Mas a maioria das lembranças é de momentos felizes e engraçados, muitos deles passados ali mesmo, na casa centenária da Avenida Deputado Eduardo Vicente Nasser, onde ainda residem. “A gente adorava brincar no porão da nossa casa com nossos primos da família Beber, principalmente de teatro. E o mais interessante é que aqui ficavam guardados vários caixões de zinco que eram usados para enterrar as vítimas da febre amarela. A gente brincava no escuro, em meio aos caixões, à luz de vela”, conta Anita.

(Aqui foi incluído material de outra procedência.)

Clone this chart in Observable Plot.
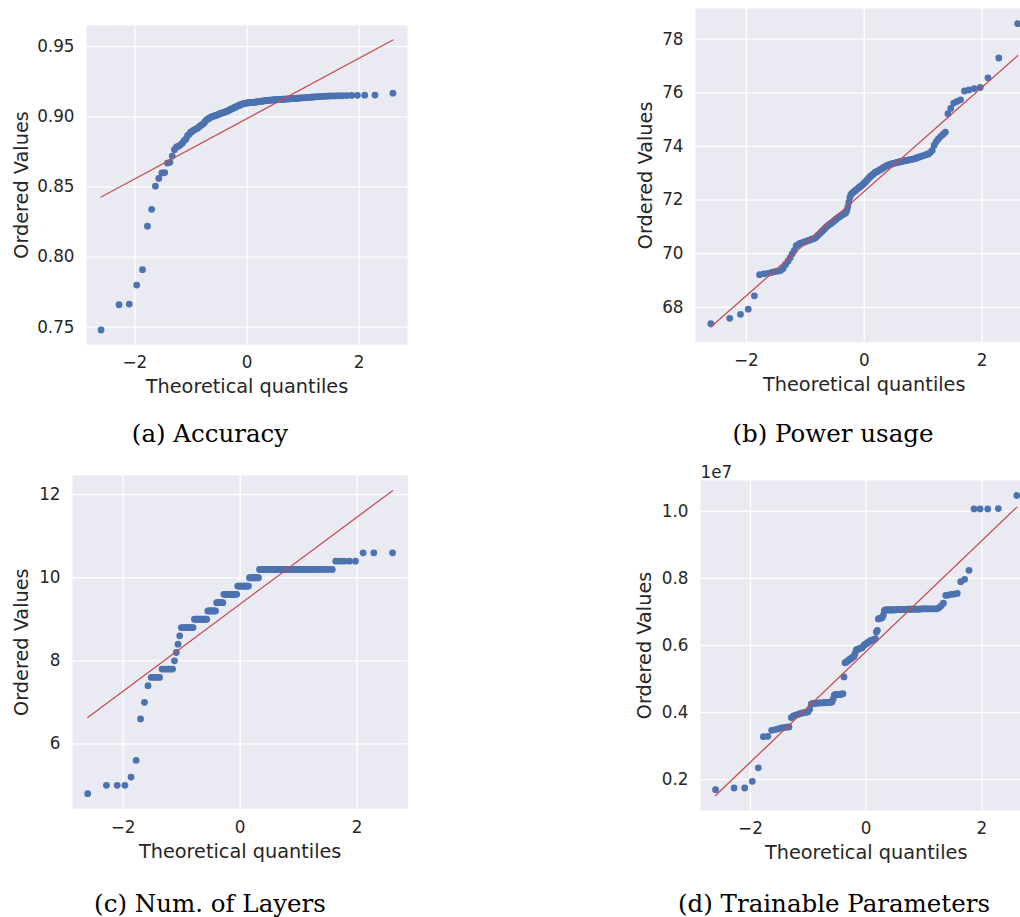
<!DOCTYPE html>
<html>
<head>
<meta charset="utf-8">
<script src="https://cdn.jsdelivr.net/npm/d3@7"></script>
<script src="https://cdn.jsdelivr.net/npm/@observablehq/plot@0.6"></script>
<style>
  html, body { margin: 0; padding: 0; background: #ffffff; }
  #fig { position: relative; width: 1020px; height: 917px; overflow: hidden; background: #ffffff; }
  .panel { position: absolute; width: 420px; height: 400px; }
  .panel svg { max-width: none !important; }
  .caption { position: absolute; transform: translate(-50%, -50%); font-family: "DejaVu Serif", serif; font-size: 24.5px; color: #000; white-space: nowrap; }
</style>
</head>
<body>
<div id="fig"></div>
<script>
// ---------------- Data: ordered sample values (n = 150 each) ----------------
const accuracy = [
  0.748, 0.766, 0.7665, 0.780, 0.791, 0.822, 0.834, 0.8505, 0.856, 0.860,
  0.8602, 0.867, 0.8675, 0.872, 0.8765, 0.8785, 0.879, 0.880, 0.8812, 0.883,
  0.884, 0.8865, 0.8875, 0.889, 0.8895, 0.8905, 0.891, 0.8915, 0.892, 0.893,
  0.8937, 0.8944, 0.895, 0.896, 0.897, 0.898, 0.8985, 0.899, 0.8995, 0.900,
  0.9002, 0.9005, 0.9008, 0.901, 0.9013, 0.9016, 0.902, 0.9022, 0.9025, 0.9028,
  0.903, 0.9033, 0.9035, 0.9038, 0.904, 0.9044, 0.9048, 0.9052, 0.9055, 0.9058,
  0.9062, 0.9065, 0.9068, 0.9071, 0.9075, 0.9078, 0.9081, 0.9084, 0.9087, 0.909,
  0.9092, 0.9094, 0.9096, 0.9097, 0.9098, 0.9099, 0.910, 0.9101, 0.9101, 0.9102,
  0.9102, 0.9103, 0.9103, 0.9104, 0.9105, 0.9106, 0.9107, 0.9108, 0.9109, 0.911,
  0.9111, 0.9112, 0.9113, 0.9114, 0.9115, 0.9116, 0.9116, 0.9117, 0.9118, 0.9118,
  0.9119, 0.912, 0.912, 0.9121, 0.9122, 0.9122, 0.9123, 0.9123, 0.9124, 0.9124,
  0.9125, 0.9125, 0.9126, 0.9126, 0.9127, 0.9127, 0.9128, 0.9129, 0.9129, 0.913,
  0.9131, 0.9131, 0.9132, 0.9133, 0.9134, 0.9135, 0.9135, 0.9136, 0.9137, 0.9138,
  0.9139, 0.914, 0.9141, 0.9142, 0.9143, 0.9144, 0.9145, 0.9146, 0.9147, 0.9148,
  0.9149, 0.9149, 0.915, 0.915, 0.9151, 0.9152, 0.9153, 0.9154, 0.9155, 0.9168
];

const powerUsage = [
  67.39, 67.59, 67.74, 67.93, 68.43, 69.22, 69.25, 69.27, 69.30, 69.33,
  69.35, 69.37, 69.45, 69.60, 69.72, 69.85, 70.00, 70.12, 70.30, 70.34,
  70.38, 70.40, 70.42, 70.45, 70.47, 70.49, 70.51, 70.53, 70.55, 70.57,
  70.60, 70.65, 70.70, 70.74, 70.79, 70.84, 70.88, 70.93, 70.98, 71.02,
  71.06, 71.09, 71.12, 71.15, 71.19, 71.22, 71.26, 71.29, 71.32, 71.35,
  71.38, 71.41, 71.43, 71.46, 71.48, 71.50, 71.53, 71.60, 71.75, 71.92,
  72.10, 72.20, 72.24, 72.28, 72.31, 72.34, 72.37, 72.40, 72.43, 72.46,
  72.49, 72.52, 72.55, 72.58, 72.62, 72.65, 72.69, 72.73, 72.77, 72.81,
  72.85, 72.89, 72.92, 72.95, 72.98, 73.01, 73.04, 73.06, 73.08, 73.10,
  73.12, 73.14, 73.16, 73.19, 73.22, 73.24, 73.26, 73.28, 73.30, 73.31,
  73.33, 73.34, 73.36, 73.37, 73.38, 73.39, 73.40, 73.41, 73.42, 73.43,
  73.44, 73.45, 73.46, 73.47, 73.48, 73.49, 73.50, 73.51, 73.52, 73.53,
  73.54, 73.56, 73.58, 73.60, 73.62, 73.64, 73.66, 73.68, 73.70, 73.72,
  73.78, 73.85, 74.05, 74.18, 74.28, 74.37, 74.45, 74.53, 75.22, 75.42,
  75.62, 75.68, 75.74, 76.07, 76.11, 76.16, 76.20, 76.56, 77.30, 78.58
];

const numLayers = [
  4.8, 5.0, 5.0, 5.0, 5.2, 5.6, 6.6, 7.0, 7.4, 7.6,
  7.6, 7.6, 7.6, 7.8, 7.8, 7.8, 7.8, 7.8, 7.8, 8.0,
  8.2, 8.4, 8.6, 8.8, 8.8, 8.8, 8.8, 8.8, 8.8, 8.8,
  8.8, 8.8, 9.0, 9.0, 9.0, 9.0, 9.0, 9.0, 9.0, 9.0,
  9.0, 9.0, 9.0, 9.2, 9.2, 9.2, 9.2, 9.2, 9.2, 9.2,
  9.2, 9.4, 9.4, 9.4, 9.4, 9.4, 9.4, 9.4, 9.6, 9.6,
  9.6, 9.6, 9.6, 9.6, 9.6, 9.6, 9.6, 9.6, 9.6, 9.6,
  9.6, 9.6, 9.8, 9.8, 9.8, 9.8, 9.8, 9.8, 9.8, 9.8,
  9.8, 9.8, 9.8, 9.8, 10.0, 10.0, 10.0, 10.0, 10.0, 10.0,
  10.0, 10.0, 10.0, 10.0, 10.2, 10.2, 10.2, 10.2, 10.2, 10.2,
  10.2, 10.2, 10.2, 10.2, 10.2, 10.2, 10.2, 10.2, 10.2, 10.2,
  10.2, 10.2, 10.2, 10.2, 10.2, 10.2, 10.2, 10.2, 10.2, 10.2,
  10.2, 10.2, 10.2, 10.2, 10.2, 10.2, 10.2, 10.2, 10.2, 10.2,
  10.2, 10.2, 10.2, 10.2, 10.2, 10.2, 10.2, 10.2, 10.2, 10.2,
  10.2, 10.2, 10.4, 10.4, 10.4, 10.4, 10.4, 10.6, 10.6, 10.6
];

// Trainable parameters, in units of 1e7
const trainableParams = [
  0.170, 0.175, 0.175, 0.195, 0.235, 0.328, 0.329, 0.347, 0.349, 0.351,
  0.354, 0.355, 0.356, 0.357, 0.385, 0.390, 0.392, 0.394, 0.396, 0.398,
  0.399, 0.400, 0.401, 0.402, 0.410, 0.425, 0.427, 0.427, 0.428, 0.428,
  0.428, 0.429, 0.429, 0.429, 0.429, 0.430, 0.430, 0.430, 0.430, 0.431,
  0.431, 0.431, 0.440, 0.452, 0.453, 0.453, 0.454, 0.454, 0.454, 0.455,
  0.455, 0.456, 0.506, 0.548, 0.550, 0.552, 0.555, 0.557, 0.559, 0.561,
  0.563, 0.566, 0.568, 0.575, 0.585, 0.588, 0.589, 0.590, 0.591, 0.592,
  0.593, 0.595, 0.600, 0.602, 0.604, 0.606, 0.608, 0.610, 0.612, 0.614,
  0.615, 0.616, 0.617, 0.618, 0.620, 0.640, 0.645, 0.679, 0.680, 0.681,
  0.682, 0.683, 0.690, 0.704, 0.706, 0.706, 0.706, 0.706, 0.706, 0.706,
  0.706, 0.706, 0.706, 0.706, 0.707, 0.707, 0.707, 0.707, 0.707, 0.707,
  0.707, 0.707, 0.707, 0.707, 0.708, 0.708, 0.708, 0.708, 0.708, 0.708,
  0.708, 0.708, 0.708, 0.708, 0.709, 0.709, 0.709, 0.709, 0.709, 0.709,
  0.709, 0.709, 0.709, 0.709, 0.712, 0.718, 0.726, 0.749, 0.750, 0.752,
  0.753, 0.755, 0.790, 0.797, 0.824, 1.007, 1.007, 1.007, 1.008, 1.047
];

// Tick labels
const xTicks = [-2, 0, 2];
const accuracyTicks = [0.75, 0.80, 0.85, 0.90, 0.95];
const powerTicks = [68, 70, 72, 74, 76, 78];
const layerTicks = [6, 8, 10, 12];
const paramTicks = [0.2, 0.4, 0.6, 0.8, 1.0];

const captions = ["(a) Accuracy", "(b) Power usage", "(c) Num. of Layers", "(d) Trainable Parameters"];

// ---------------- Q-Q transform (as scipy.stats.probplot) ----------------
function normInv(p) {
  const a = [-3.969683028665376e+01, 2.209460984245205e+02, -2.759285104469687e+02, 1.383577518672690e+02, -3.066479806614716e+01, 2.506628277459239e+00];
  const b = [-5.447609879822406e+01, 1.615858368580409e+02, -1.556989798598866e+02, 6.680131188771972e+01, -1.328068155288572e+01];
  const c = [-7.784894002430293e-03, -3.223964580411365e-01, -2.400758277161838e+00, -2.549732539343734e+00, 4.374664141464968e+00, 2.938163982698783e+00];
  const d = [7.784695709041462e-03, 3.224671290700398e-01, 2.445134137142996e+00, 3.754408661907416e+00];
  const pl = 0.02425, ph = 1 - pl;
  let q, r;
  if (p < pl) {
    q = Math.sqrt(-2 * Math.log(p));
    return (((((c[0]*q+c[1])*q+c[2])*q+c[3])*q+c[4])*q+c[5]) / ((((d[0]*q+d[1])*q+d[2])*q+d[3])*q+1);
  }
  if (p <= ph) {
    q = p - 0.5; r = q * q;
    return (((((a[0]*r+a[1])*r+a[2])*r+a[3])*r+a[4])*r+a[5])*q / (((((b[0]*r+b[1])*r+b[2])*r+b[3])*r+b[4])*r+1);
  }
  q = Math.sqrt(-2 * Math.log(1 - p));
  return -(((((c[0]*q+c[1])*q+c[2])*q+c[3])*q+c[4])*q+c[5]) / ((((d[0]*q+d[1])*q+d[2])*q+d[3])*q+1);
}

function qq(values) {
  const ys = values.slice().sort((u, v) => u - v);
  const n = ys.length;
  const last = Math.pow(0.5, 1 / n);
  const rows = ys.map((y, i) => {
    let m;
    if (i === 0) m = 1 - last;
    else if (i === n - 1) m = last;
    else m = (i + 1 - 0.3175) / (n + 0.365);
    return {x: normInv(m), y};
  });
  const mx = d3.mean(rows, d => d.x), my = d3.mean(rows, d => d.y);
  const sxy = d3.sum(rows, d => (d.x - mx) * (d.y - my));
  const sxx = d3.sum(rows, d => (d.x - mx) ** 2);
  const slope = sxy / sxx, intercept = my - slope * mx;
  const x0 = rows[0].x, x1 = rows[n - 1].x;
  const fit = [{x: x0, y: intercept + slope * x0}, {x: x1, y: intercept + slope * x1}];
  return {rows, fit};
}

function pad(lo, hi) { const m = (hi - lo) * 0.05; return [lo - m, hi + m]; }

// ---------------- Panel drawing ----------------
const BG = "#EAEAF2", BLUE = "#4C72B0", RED = "#C44E52", TXT = "#262626";
const fmtInt = d3.format("d");

function panel(values, opts) {
  const {rows, fit} = qq(values);
  const xDom = pad(rows[0].x, rows[rows.length - 1].x);
  const yAll = rows.map(d => d.y).concat(fit.map(d => d.y));
  const yDom = pad(d3.min(yAll), d3.max(yAll));
  const marks = [
    Plot.frame({fill: BG, stroke: null}),
    Plot.ruleX(xTicks, {stroke: "#ffffff", strokeWidth: 1.3}),
    Plot.ruleY(opts.yTicks, {stroke: "#ffffff", strokeWidth: 1.3}),
    Plot.dot(rows, {x: "x", y: "y", r: 3.4, fill: BLUE, stroke: null}),
    Plot.line(fit, {x: "x", y: "y", stroke: RED, strokeWidth: 1.3}),
    Plot.text(["Theoretical quantiles"], {text: d => d, frameAnchor: "bottom", textAnchor: "middle", lineAnchor: "middle", dy: opts.xLabelDy, fontSize: 19.3, fill: TXT}),
    Plot.text(["Ordered Values"], {text: d => d, frameAnchor: "left", textAnchor: "middle", lineAnchor: "middle", rotate: -90, dx: opts.yLabelDx, fontSize: 19.3, fill: TXT})
  ];
  if (opts.offsetText) {
    marks.push(Plot.text([opts.offsetText], {text: d => d, frameAnchor: "top-left", textAnchor: "start", lineAnchor: "bottom", dy: -3, fontSize: 16.8, fill: TXT}));
  }
  return Plot.plot({
    width: opts.width, height: opts.height,
    marginLeft: opts.ml, marginRight: opts.mr, marginTop: opts.mt, marginBottom: opts.mb,
    style: {fontFamily: "DejaVu Sans, sans-serif", fontSize: "16.8px", color: TXT, background: "transparent", overflow: "visible", maxWidth: "none"},
    x: {domain: xDom, ticks: xTicks, tickSize: 0, tickPadding: 12, tickFormat: fmtInt, label: null},
    y: {domain: yDom, ticks: opts.yTicks, tickSize: 0, tickPadding: 12, tickFormat: opts.fmt, label: null},
    marks
  });
}

const fig = document.getElementById("fig");
function place(node, left, top) {
  const div = document.createElement("div");
  div.className = "panel";
  div.style.left = left + "px";
  div.style.top = top + "px";
  div.appendChild(node);
  fig.appendChild(div);
}
function caption(text, cx, cy) {
  const div = document.createElement("div");
  div.className = "caption";
  div.style.left = cx + "px";
  div.style.top = cy + "px";
  div.textContent = text;
  fig.appendChild(div);
}

place(panel(accuracy, {width: 420, height: 400, ml: 86, mr: 13, mt: 25, mb: 56, yTicks: accuracyTicks, fmt: d3.format(".2f"), xLabelDy: 42, yLabelDx: -65}), 0, 0);
place(panel(powerUsage, {width: 420, height: 400, ml: 75, mr: 7.5, mt: 8, mb: 58.3, yTicks: powerTicks, fmt: fmtInt, xLabelDy: 43, yLabelDx: -50}), 620, 0);
place(panel(numLayers, {width: 420, height: 400, ml: 72, mr: 12.7, mt: 15, mb: 51.7, yTicks: layerTicks, fmt: fmtInt, xLabelDy: 43, yLabelDx: -51}), 0, 460);
place(panel(trainableParams, {width: 420, height: 400, ml: 80, mr: 8.6, mt: 20, mb: 50, yTicks: paramTicks, fmt: d3.format(".1f"), xLabelDy: 42, yLabelDx: -56, offsetText: "1e7"}), 620, 460);

caption(captions[0], 210, 433);
caption(captions[1], 833, 433);
caption(captions[2], 210, 903);
caption(captions[3], 834, 903);
</script>
</body>
</html>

A casa da família Vitto era ainda mais animada no mês de junho, durante as festas de São Pedro. “Todo ano aqui tinha terço e aquelas guloseimas deliciosas que atraiam gente da cidade inteira. No dia de São Pedro tinha baile e meu irmão Pedro Vitto montava um presépio que era a coisa mais linda”, diz Carmen Vera. Pedro, já falecido, é pai de Lúcia Vitto, diretora de Cultura.
100 anos
Anita ganhou uma linda festa de aniversário no início do mês, com direito a decoração, buffet e família reunida em sua casa. “Fiquei tão emocionada que precisei parar de falar para não chorar. A família reunida, todos comemorando aqui em casa. Espero comemorar por mais uns 50 anos ainda, porque a cada dia estou mais jovem, mais bonita e mais feliz”, brinca.
Sobre o segredo de completar 100 anos com saúde, Anita é enfática. “Hoje as pessoas vivem pelo dinheiro, maldito dinheiro! O povo tem de tudo e não é feliz porque está querendo sempre mais. Antigamente a gente não tinha nada e dava valor nas coisas mais simples, por isso era feliz.”